Longest Prefix Subsequence matching Fibonacci Sequence in Java
Finding the maximum-length contiguous subsequence in a given array that corresponds to a Fibonacci sequence is the problem of finding the longest prefix subsequence matching a Fibonacci sequence. A subsequence is a sequence that is created by taking out one or more elements from another sequence without altering the order of the elements that remain.
Example 1:
Input: N = 6, arr = {1, 2, 3, 1, 2, 3}
Output: 4
Explanation: Subsequence {1,1,2,3} of length 4.
Example 2:
Input: N = 5, arr = {2, 3, 1, 2, 5}
Output: 1
Explanation: Subsequence {1} of length 1
Approach: Using Dynamic Programming
The code uses dynamic programming to determine the length of the longest common subsequence between an input array and a sequence of Fibonacci numbers. It initializes an array, `fibonacciNumbers`, and iteratively fills it with Fibonacci numbers. If a match is found, the count is incremented, and the sequence is updated. The function returns the length of the longest common subsequence. The code demonstrates the usage of dynamic programming and prints the result.

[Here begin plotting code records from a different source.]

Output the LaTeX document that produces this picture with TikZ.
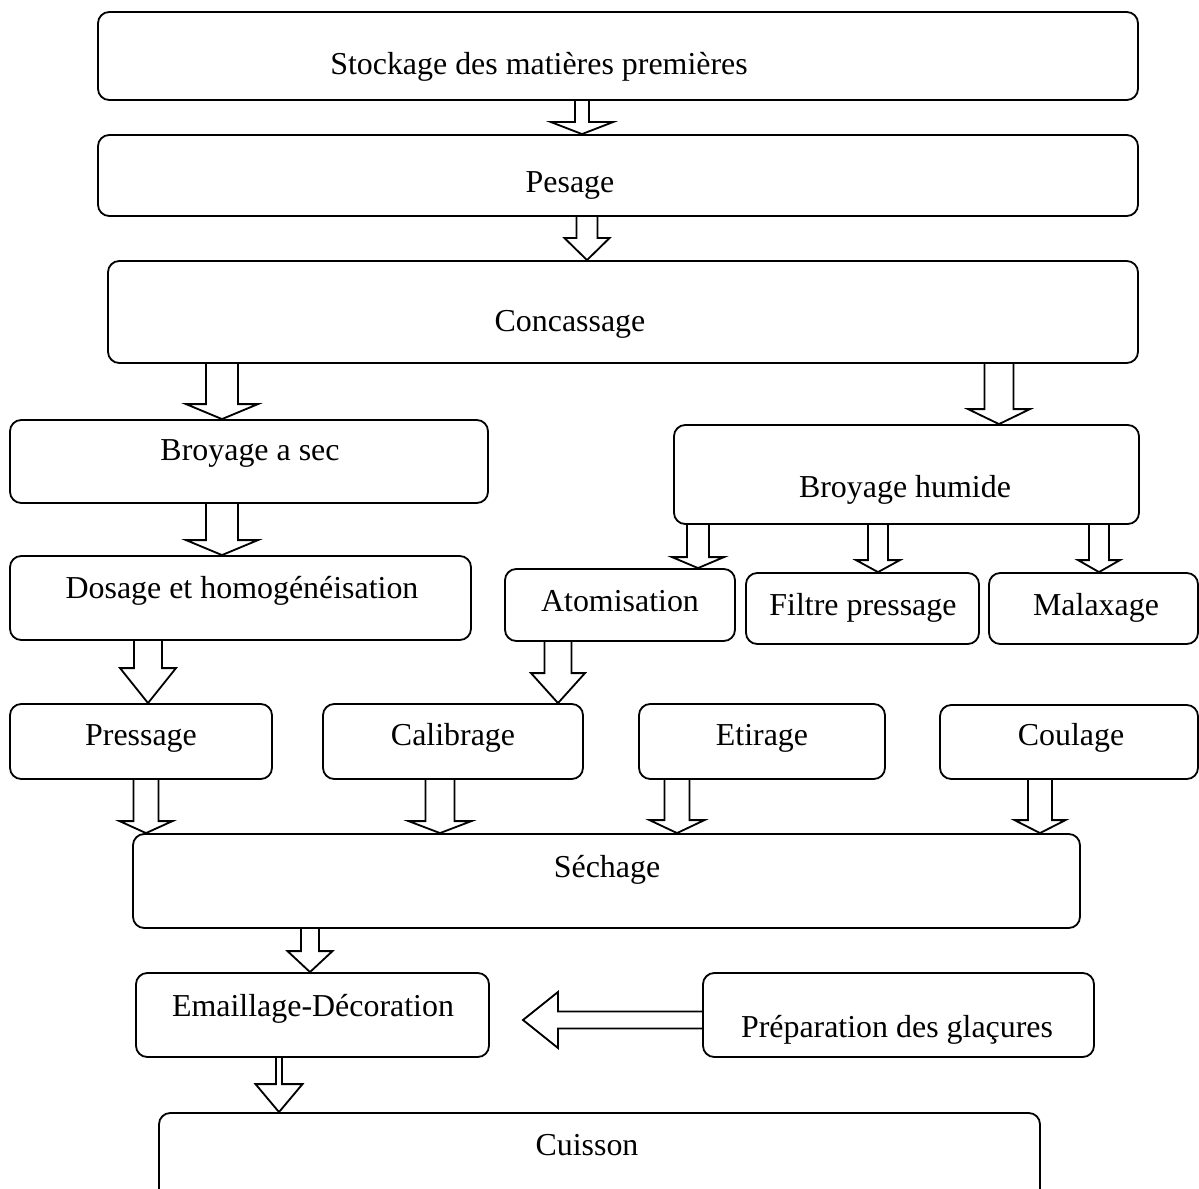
\documentclass[tikz,border=0pt]{standalone}
\usepackage{fontspec}
\setmainfont{Liberation Serif}
\usetikzlibrary{fit, calc}

\begin{document}
\begin{tikzpicture}[
  x=0.025cm, y=-0.025cm,
  font=\fontsize{22.7}{27}\selectfont,
  box/.style = {draw, rounded corners=8pt, line width=1.3pt, inner sep=0pt},
  lbl/.style = {anchor=base, inner sep=0pt},
  blk/.style = {draw, line width=1.3pt, line join=miter},
]
\useasboundingbox (0,0) rectangle (1199,1189);

% ── Boxes ─────────────────────────────────────────────────────────────────────
\node[box, fit={(98,12)   (1138,100)}]  (stock) {};
\node[box, fit={(98,135)  (1138,216)}]  (pes)   {};
\node[box, fit={(108,261) (1138,363)}]  (conc)  {};
\node[box, fit={(10,420)  (488,503)}]   (bsec)  {};
\node[box, fit={(674,425) (1139,524)}]  (bhum)  {};
\node[box, fit={(10,556)  (471,640)}]   (dos)   {};
\node[box, fit={(505,569) (735,641)}]   (atom)  {};
\node[box, fit={(746,573) (979,644)}]   (filt)  {};
\node[box, fit={(989,573) (1198,644)}]  (malax) {};
\node[box, fit={(10,704)  (272,779)}]   (press) {};
\node[box, fit={(323,704) (583,779)}]   (calib) {};
\node[box, fit={(639,704) (885,779)}]   (etir)  {};
\node[box, fit={(940,705) (1198,779)}]  (coul)  {};
\node[box, fit={(133,834) (1080,928)}]  (sech)  {};
\node[box, fit={(136,973) (489,1057)}]  (emai)  {};
\node[box, fit={(703,973) (1094,1057)}] (prep)  {};
\node[box, fit={(159,1113) (1040,1205)}] (cuis) {};

% ── Labels ────────────────────────────────────────────────────────────────────
\node[lbl] (stock-l) at (539,75)   {Stockage des matières premières};
\node[lbl] (pes-l)   at (570,193)  {Pesage};
\node[lbl] (conc-l)  at (570,331)  {Concassage};
\node[lbl] (bsec-l)  at (250,460)  {Broyage a sec};
\node[lbl] (bhum-l)  at (905,497)  {Broyage humide};
\node[lbl] (dos-l)   at (242,598)  {Dosage et homogénéisation};
\node[lbl] (atom-l)  at (620,611)  {Atomisation};
\node[lbl] (filt-l)  at (863,615)  {Filtre pressage};
\node[lbl] (malax-l) at (1096,615) {Malaxage};
\node[lbl] (press-l) at (141,745)  {Pressage};
\node[lbl] (calib-l) at (453,745)  {Calibrage};
\node[lbl] (etir-l)  at (762,745)  {Etirage};
\node[lbl] (coul-l)  at (1071,745) {Coulage};
\node[lbl] (sech-l)  at (607,877)  {Séchage};
\node[lbl] (emai-l)  at (313,1016) {Emaillage-Décoration};
\node[lbl] (prep-l)  at (897,1037) {Préparation des glaçures};
\node[lbl] (cuis-l)  at (587,1155) {Cuisson};

% ── Block arrows (down) ───────────────────────────────────────────────────────
\foreach \x/\a/\b/\w/\h/\l in {582/stock/pes/7/31/12, 587/pes/conc/10.5/22.5/22,
    222/conc/bsec/16/36/15, 999/conc/bhum/14.5/31/15, 222/bsec/dos/16/36/15,
    698/bhum/atom/11/26/11, 878/bhum/filt/10/22/12, 1099/bhum/malax/10/21/12,
    558/atom/calib/13.5/27/30, 148/dos/press/14/28/35,
    146/press/sech/12.5/26.5/12, 440/calib/sech/14.5/31.5/12,
    677/etir/sech/12.5/27.5/13, 1040/coul/sech/12/25.5/13,
    310/sech/emai/9/22.5/21, 279/emai/cuis/3/23.5/28}{
  \coordinate (s) at (\x,0 |- \a.south);
  \coordinate (t) at (\x,0 |- \b.north);
  \draw[blk] ($(s)+(-\w,0)$) -- ($(t)+(-\w,-\l)$) -- ($(t)+(-\h,-\l)$) -- (t)
    -- ($(t)+(\h,-\l)$) -- ($(t)+(\w,-\l)$) -- ($(s)+(\w,0)$);
}

% ── Glaze arrow (left) ────────────────────────────────────────────────────────
\coordinate (gl-tip) at (523,1020);
\coordinate (gl-src) at (prep.west |- gl-tip);
\draw[blk] ($(gl-src)+(0,-8.5)$) -- ($(gl-tip)+(35,-8.5)$) -- ($(gl-tip)+(35,-28)$)
  -- (gl-tip) -- ($(gl-tip)+(35,28)$) -- ($(gl-tip)+(35,8.5)$) -- ($(gl-src)+(0,8.5)$);

\end{tikzpicture}
\end{document}
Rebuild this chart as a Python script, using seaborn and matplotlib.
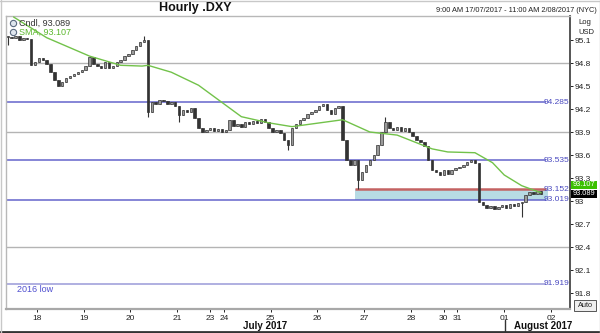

Here’s the implementation of finding the longest prefix subsequence matching Fibonacci sequence using Dynamic Programming :
FileName:LongestCommonSubsequence.java
import java.util.Arrays;
public class LongestCommonSubsequence {
// Function to find the maximum length of the longest common subsequence
static int findLongestCommonSubsequence(int size, int[] array) {
// Create an array dp as fibonacciNumbers
int[] fibonacciNumbers = new int[size + 1];
fibonacciNumbers[0] = 1;
fibonacciNumbers[1] = 1;
// Fill the fibonacciNumbers array
for (int i = 2; i <= size; i++) {
fibonacciNumbers[i] = fibonacciNumbers[i - 1] + fibonacciNumbers[i - 2];
}
int count = 0, j = 0;
for (int i = 0; i < size; i++) {
// If elements are matched
if (array[i] == fibonacciNumbers[j]) {
j++;
count++;
}
// Check if the entire Fibonacci sequence is matched, and update if necessary
if (j == fibonacciNumbers.length) {
fibonacciNumbers[i] = fibonacciNumbers[i - 1] + fibonacciNumbers[i - 2];
}
}
// Return the length of the longest common subsequence
return count;
}
// Main method to demonstrate the function
public static void main(String[] args) {
int size = 6;
int[] array = {1, 2, 3, 1, 2, 3};
// Output the result of findLongestCommonSubsequence function
System.out.println("Length of the Longest Common Subsequence: " + findLongestCommonSubsequence(size, array));
}
}
Output:
Length of the Longest Common Subsequence: 4
Complexity analysis: The code has a time complexity of O(size) and a space complexity of O(size), where size is the input array's length. The loop filling the `fibonacciNumbers` array iterates from 2 to `size` once, requiring constant time operations. The main loop compares elements of the input array with Fibonacci numbers, running in linear time. The space complexity is linearly dependent on the size of the input array.
Using Iterative Approach
The `findLongestPrefixLength` method is an iterative approach to finding the length of the longest prefix subsequence in an array following the Fibonacci sequence. It initializes variables `maxLen` and `fib,` which represent the first two elements of the sequence. The method iterates through the input array `arr,` checking if each element matches the first element in the sequence. If a match is found, the algorithm increments `maxLen` the method returns the calculated `maxLen.`
Here’s the implementation of the iterative approach of finding the longest prefix subsequence matching Fibonacci sequence :
FileName:LongestPrefixSubsequence.java
public class LongestPrefixSubsequence {
public static void main(String args[]) {
int[] arr = {1, 2, 3, 1, 2, 3};
int n = 6;
System.out.println("Length of the Longest Common Subsequence: " + findLongestPrefixLength(n, arr));
}
static int findLongestPrefixLength(int N, int[] arr) {
// Variable to store the length of the longest prefix subsequence
int maxLen = 0;
// Fibonacci sequence initialized with the first two elements
int[] fib = {1, 1};
// Loop through the array to find the longest prefix subsequence
for (int i = 0; i < N; i++) {
// Check if the current element matches the next element in the Fibonacci sequence
if (arr[i] == fib[0]) {
maxLen++;
// Update the Fibonacci sequence for the next comparison
int temp = fib[1];
fib[1] = fib[0] + fib[1];
fib[0] = temp;
}
}
return maxLen;
}
}
Output:
Length of the Longest Common Subsequence: 4
Complexity analysis: Because each element of the input array 'arr' is processed once, the iterative approach has an O(N) time complexity. Since the variables "maxLen," "fib," and "temp" require a constant amount of space, the space complexity is O(1). The algorithm has linear time complexity after iterating through the array once to verify and update the elements of the Fibonacci sequence. Since the space complexity is independent of the input size, it stays constant.